That’s a gubbing in anyone’s terms.

Today’s Supreme Court ruling is a resounding affirmation of the supremacy of Parliament over the executive, a case I argued when the illegal prorogation was announced.

How this man (the blustering buffoon) can now remain Prime Minister is difficult to see (he’s been found to have acted unlawfully, and, by implication, lied to the Queen and hence involved her in Politics) but doubtless he’ll try.

Just imagine the meltdown in certain quarters if Jeremy Corbyn – or any Labour PM – had been found to have acted in such a way. All those present deniers of the right of the courts to comment on, or judge, the matter would be lauding a decision like this to the skies, demanding that Parliament be respected and calling for that PM’s resignation. (I suspect, if he or she then failed to do so their reaction would go even further, calls for arrest at the very least.)

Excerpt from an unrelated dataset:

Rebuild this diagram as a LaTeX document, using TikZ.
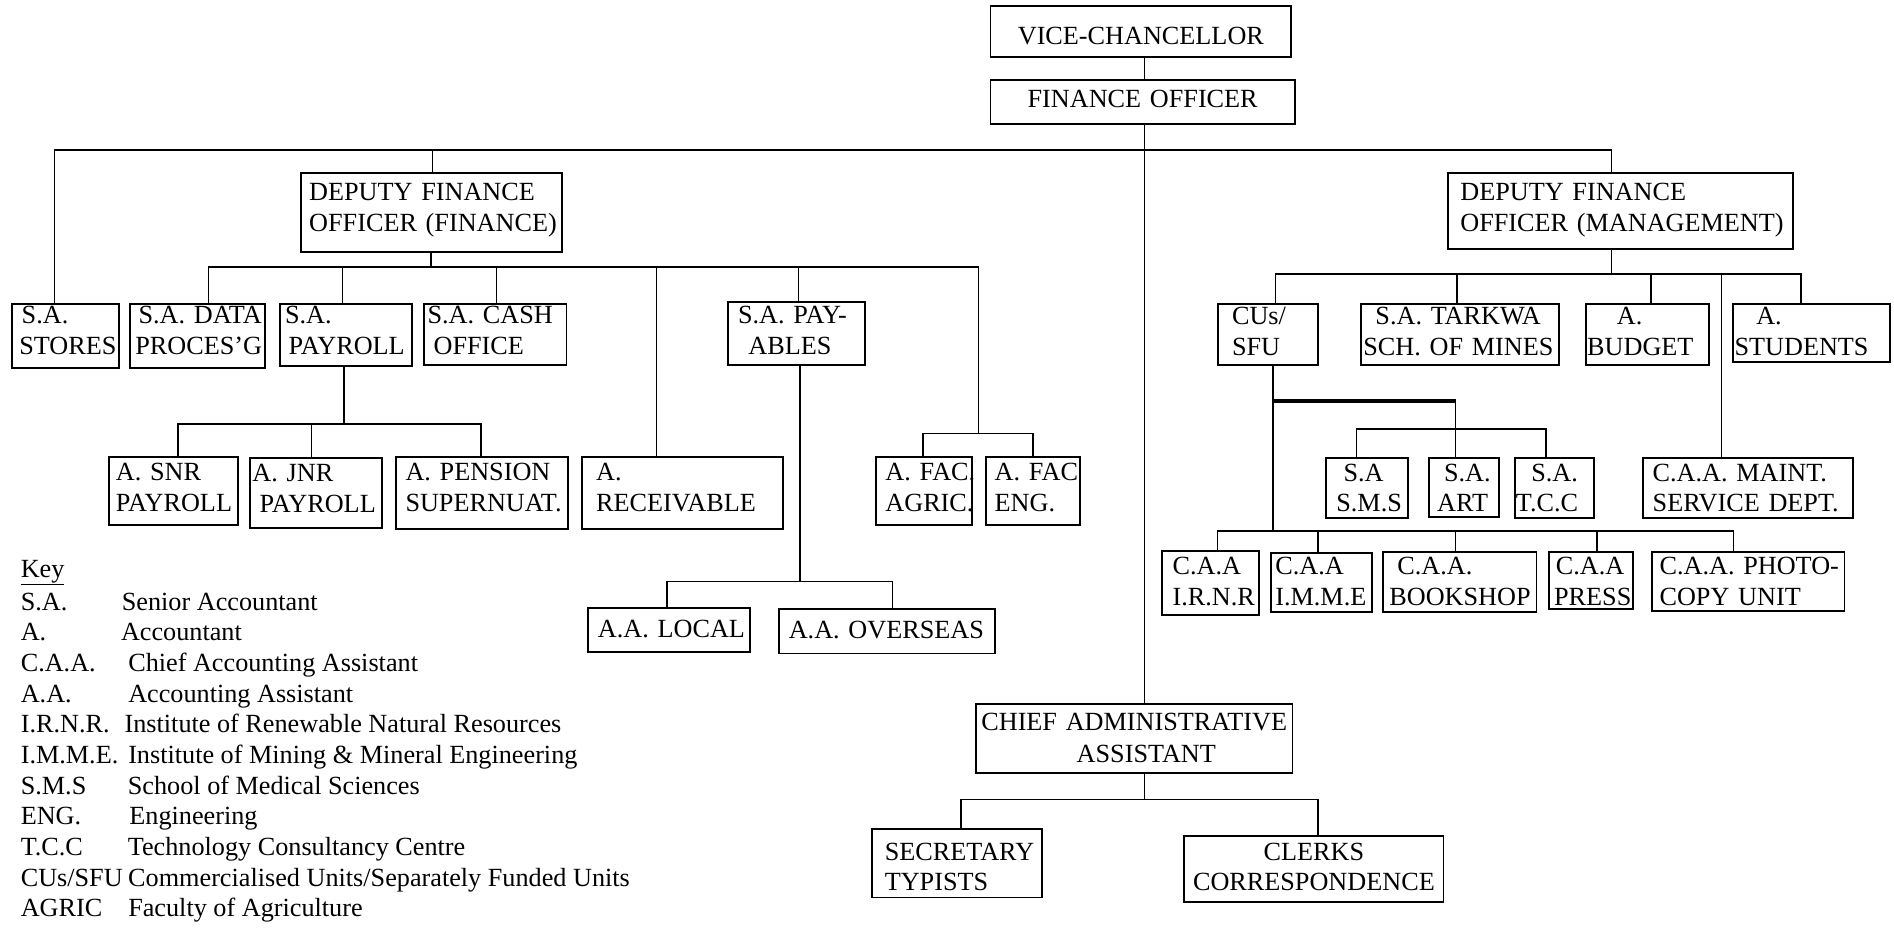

So Boris Johnson has now been exposed as, in effect, a criminal. He won’t do the decent thing, though. All his life he has been shielded from the consequences of his actions, either by his Daddy’s money or the complicity and indulgence of those around him (Daily Telegraph I’m looking at you.) As a result he thought he could get away with anything and obviously felt he was above the law. Judging by his response to the judgement in a TV interview given in New York today he still doesn’t think he’s done anything to be ashamed of. But then shame is beyond him.

As soon as this apology for a PM (my apologies to apologies for comparing him to them) disappears from public life the better it will be for us all.

Nothing will have been resolved, but at least we may get someone who cares for the institutions of government to replace him.